City schools keep losing kids.
Complaints about unsupervised children who went missing from school buildings, buses and field trips or were left unattended surged to 457 last year — nearly twice the 279 cases reported in 2014, the office of the Special Commissioner of Investigation for city schools told The Post.
The “disturbing trend” has gotten worse since SCI chief Richard Condon warned Chancellor Carmen Fariña in May 2015 that lax supervision was putting kids in harm’s way. Condon’s report came after the drowning death of Avonte Oquendo, a 14-year-old autistic student who ran out of his Queens school undetected in October 2013. His body washed up on a beach several months later.
The most alarming cases involve special-needs students and the city’s youngest charges, including 3- and 4-year-olds in pre-kindergarten, which Mayor de Blasio has made it his mission to expand.

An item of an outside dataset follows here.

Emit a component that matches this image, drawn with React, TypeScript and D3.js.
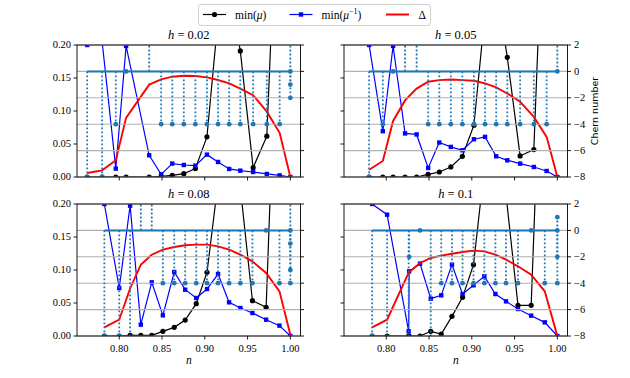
import React from "react";
import * as d3 from "d3";

// ---------- data ----------
const hLabels = ["0.02", "0.05", "0.08", "0.1"];

// h = 0.02
const nA = [0.7625, 0.78, 0.796, 0.808, 0.835, 0.849, 0.862, 0.8755, 0.889, 0.9025, 0.9155, 0.9285, 0.9415, 0.9565, 0.9725, 0.9875, 1.0];
const muA = [0, 0, 0, 0, 0, 0.001, 0.0025, 0.005, 0.0127, 0.0608, 0.24, 0.29, 0.191, 0.0142, 0.0618, 0.53, 0.8];
const muInvA = [0.2, 0.205, 0.0127, 0.1985, 0.0329, 0.004, 0.0203, 0.0182, 0.0172, 0.0339, 0.0228, 0.0122, 0.0096, 0.0076, 0.0046, 0.0025, 0.0];
const deltaA = [0.006, 0.0101, 0.0253, 0.0896, 0.14, 0.148, 0.152, 0.1534, 0.153, 0.151, 0.147, 0.142, 0.134, 0.124, 0.099, 0.067, 0.0];
const chernNA = [0.7625, 0.78, 0.796, 0.808, 0.835, 0.849, 0.862, 0.8755, 0.889, 0.9025, 0.9155, 0.9285, 0.9415, 0.9565, 0.9725, 0.9875, 1.0, 1.0, 1.0, 1.0];
const chernA = [-8, -8, -4, 0, 3, -4, -4, -4, -4, -4, -4, -4, -4, -4, -4, -4, 3, 0, -1, -2];

// h = 0.05
const nB = [0.78, 0.796, 0.808, 0.822, 0.8355, 0.849, 0.862, 0.8755, 0.889, 0.9025, 0.9155, 0.9285, 0.9415, 0.9565, 0.9725, 0.9875, 1.0];
const muB = [0, 0, 0, 0, 0, 0.004, 0.0076, 0.0152, 0.0314, 0.0785, 0.25, 0.29, 0.1813, 0.0319, 0.0415, 0.54, 0.7];
const muInvB = [0.2, 0.0694, 0.1985, 0.066, 0.0645, 0.0137, 0.0522, 0.0456, 0.0405, 0.0572, 0.0608, 0.0314, 0.0253, 0.0203, 0.0152, 0.0091, 0.0];
const deltaB = [0.011, 0.0243, 0.085, 0.116, 0.134, 0.1443, 0.1468, 0.1478, 0.1468, 0.1458, 0.1418, 0.1357, 0.1266, 0.1139, 0.0911, 0.0608, 0.0];
const chernNB = [0.78, 0.796, 0.808, 0.822, 0.8355, 0.849, 0.862, 0.8755, 0.889, 0.9025, 0.9155, 0.9285, 0.9415, 0.9565, 0.9725, 0.9875, 1.0, 1.0];
const chernB = [-8, -4, 0, 3, 3, -4, -4, -4, -4, -4, -4, -4, -4, -4, -4, -4, 3, 0];

// h = 0.08
const nC = [0.7826, 0.8, 0.8127, 0.8252, 0.838, 0.851, 0.8643, 0.8771, 0.89, 0.9026, 0.9155, 0.9284, 0.9416, 0.9557, 0.9717, 0.9873, 1.0];
const muC = [0, 0, 0.001, 0.001, 0.001, 0.0071, 0.0131, 0.0242, 0.049, 0.0965, 0.233, 0.3, 0.224, 0.0535, 0.0434, 0.6, 0.8];
const muInvC = [0.2, 0.0727, 0.1975, 0.0172, 0.0813, 0.0313, 0.097, 0.0702, 0.0576, 0.0712, 0.0939, 0.051, 0.0424, 0.0348, 0.0247, 0.0157, 0];
const deltaC = [0.0131, 0.0247, 0.072, 0.108, 0.1232, 0.1308, 0.1348, 0.1374, 0.1384, 0.1384, 0.1359, 0.1308, 0.1232, 0.1131, 0.0955, 0.0677, 0.002];
const chernNC = [0.7826, 0.8, 0.8127, 0.8252, 0.838, 0.851, 0.8643, 0.8771, 0.89, 0.9026, 0.9155, 0.9284, 0.9416, 0.9557, 0.9717, 0.9873, 1.0, 1.0, 1.0, 1.0, 1.0];
const chernC = [-8, -8, -9, 3, 3, -4, -4, -4, -4, -4, -4, -4, -4, -4, 0, -4, 3, 0, -1, -3, -4];

// h = 0.1
const nD = [0.7835, 0.801, 0.8262, 0.8268, 0.8395, 0.852, 0.8643, 0.8768, 0.8892, 0.902, 0.9147, 0.9276, 0.94, 0.954, 0.9694, 0.9853, 1.0];
const muD = [0, 0, 0, 0, 0, 0.0071, 0.003, 0.0298, 0.0586, 0.108, 0.255, 0.3, 0.214, 0.0465, 0.0465, 0.6, 0.8];
const muInvD = [0.2, 0.1838, 0.0071, 0.098, 0.1096, 0.0566, 0.0616, 0.1081, 0.0636, 0.0768, 0.0904, 0.0636, 0.0525, 0.0409, 0.0308, 0.0207, 0];
const deltaD = [0.0131, 0.0247, 0.096, 0.0965, 0.1106, 0.1182, 0.1217, 0.1247, 0.1273, 0.1293, 0.1283, 0.1232, 0.1157, 0.1056, 0.0929, 0.0677, 0];
const chernND = [0.7835, 0.801, 0.8262, 0.8268, 0.8395, 0.852, 0.8643, 0.8768, 0.8892, 0.902, 0.9147, 0.9276, 0.94, 0.954, 0.9694, 0.9853, 1.0, 1.0, 1.0, 1.0];
const chernD = [-8, -9, -9, -2, 0, -9, -4, -4, -4, -4, -4, -4, -4, -4, 0, -4, 1, 0, -2, -4];

const leftTicks = [0, 0.05, 0.1, 0.15, 0.2];
const rightTicks = [-8, -6, -4, -2, 0, 2];

// ---------- layout ----------
const W = 223.5;
const H = 132;
const LEFTS = [77, 344];
const TOPS = [45, 204];
const C0 = "#1f77b4";
const SERIF = "Liberation Serif";

const allN = [...nA, ...nB, ...nC, ...nD];
const nMin = d3.min(allN) as number;
const nMax = d3.max(allN) as number;
const pad = (nMax - nMin) * 0.05;
const xDomain: [number, number] = [nMin - pad, nMax + pad];

type PanelProps = {
  id: string;
  left: number;
  top: number;
  h: string;
  n: number[];
  mu: number[];
  muInv: number[];
  delta: number[];
  chernN: number[];
  chern: number[];
  col: number;
  row: number;
};

const serifStyle = { fontFamily: SERIF };

function Panel(p: PanelProps) {
  const { left, top, n, col, row } = p;
  const x = d3.scaleLinear().domain(xDomain).range([left, left + W]);
  const yL = d3.scaleLinear().domain([0, 0.2]).range([top + H, top]);
  const yR = d3.scaleLinear().domain([-8, 2]).range([top + H, top]);
  const line = d3
    .line<number>()
    .x((_, i) => x(n[i]))
    .y((d) => yL(d));
  const fmt2 = d3.format(".2f");
  const fmtR = d3.format("d");
  const xTicks = x.ticks(5);
  const clip = `url(#clip-${p.id})`;
  const cn = p.chernN;
  const baseX0 = x(d3.min(cn) as number);
  const baseX1 = x(d3.max(cn) as number);
  const sq = 4.4;

  return (
    <g>
      <defs>
        <clipPath id={`clip-${p.id}`}>
          <rect x={left} y={top} width={W} height={H} />
        </clipPath>
      </defs>
      <g clipPath={clip}>
        <path d={line(p.mu) || ""} fill="none" stroke="black" strokeWidth={1.2} />
        {p.mu.map((v, i) => (
          <circle key={"m" + i} cx={x(n[i])} cy={yL(v)} r={2.6} fill="black" />
        ))}
        <path d={line(p.muInv) || ""} fill="none" stroke="blue" strokeWidth={1.2} />
        {p.muInv.map((v, i) => (
          <rect key={"b" + i} x={x(n[i]) - sq / 2} y={yL(v) - sq / 2} width={sq} height={sq} fill="blue" />
        ))}
        <path d={line(p.delta) || ""} fill="none" stroke="red" strokeWidth={1.9} />
      </g>
      {rightTicks.map((t) => (
        <line key={"g" + t} x1={left} x2={left + W} y1={yR(t)} y2={yR(t)} stroke="#b0b0b0" strokeWidth={1.1} />
      ))}
      <g clipPath={clip}>
        {p.chern.map((v, i) => (
          <line
            key={"s" + i}
            x1={x(cn[i])}
            x2={x(cn[i])}
            y1={yR(0)}
            y2={yR(v)}
            stroke={C0}
            strokeWidth={1.8}
            strokeDasharray="1.8 2.2"
          />
        ))}
        <line x1={baseX0} x2={baseX1} y1={yR(0)} y2={yR(0)} stroke={C0} strokeWidth={2} />
        {p.chern.map((v, i) => (
          <circle key={"c" + i} cx={x(cn[i])} cy={yR(v)} r={2.4} fill={C0} />
        ))}
      </g>
      <rect x={left} y={top} width={W} height={H} fill="none" stroke="black" strokeWidth={0.9} />
      {xTicks.map((t) => (
        <g key={"xt" + t}>
          <line x1={x(t)} x2={x(t)} y1={top + H} y2={top + H + 3.5} stroke="black" strokeWidth={0.9} />
          {row === 1 && (
            <text x={x(t)} y={top + H + 16} textAnchor="middle" style={serifStyle} fontSize={10.5} fill="black">
              {fmt2(t)}
            </text>
          )}
        </g>
      ))}
      {leftTicks.map((t) => (
        <g key={"yl" + t}>
          <line x1={left - 3.5} x2={left} y1={yL(t)} y2={yL(t)} stroke="black" strokeWidth={0.9} />
          {col === 0 && (
            <text x={left - 6} y={yL(t)} dy="0.33em" textAnchor="end" style={serifStyle} fontSize={10.5} fill="black">
              {fmt2(t)}
            </text>
          )}
        </g>
      ))}
      {rightTicks.map((t) => (
        <g key={"yr" + t}>
          <line x1={left + W} x2={left + W + 3.5} y1={yR(t)} y2={yR(t)} stroke="black" strokeWidth={0.9} />
          {col === 1 && (
            <text x={left + W + 6.5} y={yR(t)} dy="0.33em" textAnchor="start" style={serifStyle} fontSize={10.5} fill="black">
              {fmtR(t)}
            </text>
          )}
        </g>
      ))}
      <text x={left + W / 2} y={top - 6} textAnchor="middle" style={serifStyle} fontSize={12.5} fill="black">
        <tspan fontStyle="italic">h</tspan>
        <tspan> = {p.h}</tspan>
      </text>
      {row === 1 && (
        <text x={left + W / 2} y={top + H + 28} textAnchor="middle" style={serifStyle} fontSize={11.5} fontStyle="italic" fill="black">
          n
        </text>
      )}
      {col === 1 && row === 0 && (
        <text
          transform={`translate(${left + W + 30},${top + H / 2}) rotate(-90)`}
          textAnchor="middle"
          style={{ fontFamily: "DejaVu Sans" }}
          fontSize={9.5}
          fill="black"
        >
          Chern number
        </text>
      )}
    </g>
  );
}

function Legend() {
  const y = 14.5;
  const items = [
    { x: 203, color: "black", kind: "circle" },
    { x: 289.5, color: "blue", kind: "square" },
    { x: 386, color: "red", kind: "none" },
  ];
  const len = 23;
  return (
    <g>
      <rect x={198.5} y={4.5} width={232} height={21} rx={2.5} fill="white" fillOpacity={0.8} stroke="#cccccc" strokeWidth={0.9} />
      {items.map((it, i) => (
        <g key={i}>
          <line x1={it.x} x2={it.x + len} y1={y} y2={y} stroke={it.color} strokeWidth={it.kind === "none" ? 2 : 1.2} />
          {it.kind === "circle" && <circle cx={it.x + len / 2} cy={y} r={2.6} fill={it.color} />}
          {it.kind === "square" && <rect x={it.x + len / 2 - 2.2} y={y - 2.2} width={4.4} height={4.4} fill={it.color} />}
        </g>
      ))}
      <text x={235} y={18.5} style={serifStyle} fontSize={11.5} fill="black">
        min(<tspan fontStyle="italic">μ</tspan>)
      </text>
      <text x={321.5} y={18.5} style={serifStyle} fontSize={11.5} fill="black">
        min(<tspan fontStyle="italic">μ</tspan>
        <tspan fontSize={8} dy={-4.5}>−1</tspan>
        <tspan dy={4.5}>)</tspan>
      </text>
      <text x={418.5} y={18.5} style={serifStyle} fontSize={11.5} fill="black">
        Δ
      </text>
    </g>
  );
}

export default function App() {
  const panels = [
    { id: "a", h: hLabels[0], n: nA, mu: muA, muInv: muInvA, delta: deltaA, chernN: chernNA, chern: chernA, col: 0, row: 0 },
    { id: "b", h: hLabels[1], n: nB, mu: muB, muInv: muInvB, delta: deltaB, chernN: chernNB, chern: chernB, col: 1, row: 0 },
    { id: "c", h: hLabels[2], n: nC, mu: muC, muInv: muInvC, delta: deltaC, chernN: chernNC, chern: chernC, col: 0, row: 1 },
    { id: "d", h: hLabels[3], n: nD, mu: muD, muInv: muInvD, delta: deltaD, chernN: chernND, chern: chernD, col: 1, row: 1 },
  ];
  return (
    <svg
      width={630}
      height={378}
      viewBox="0 0 630 378"
      style={{ position: "absolute", left: 0, top: 0, background: "white", fontFamily: SERIF }}
    >
      <rect x={0} y={0} width={630} height={378} fill="white" />
      {panels.map((p) => (
        <Panel key={p.id} {...p} left={LEFTS[p.col]} top={TOPS[p.row]} />
      ))}
      <Legend />
    </svg>
  );
}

At PS 154 in Queens, teacher Stephen Morganlander and substitute paraprofessional Jennifer Vasquez failed in July 2015 to supervise a pre-K boy who ran out of his gym class, left the building and walked four blocks home.
The school had no cameras and the doors had no alarms, SCI discovered. Last November, the city Department of Education claimed it installed more than 21,000 door alarms in 1,200 school buildings to prevent children from wandering off, as required by “Avonte’s Law,” passed by the City Council.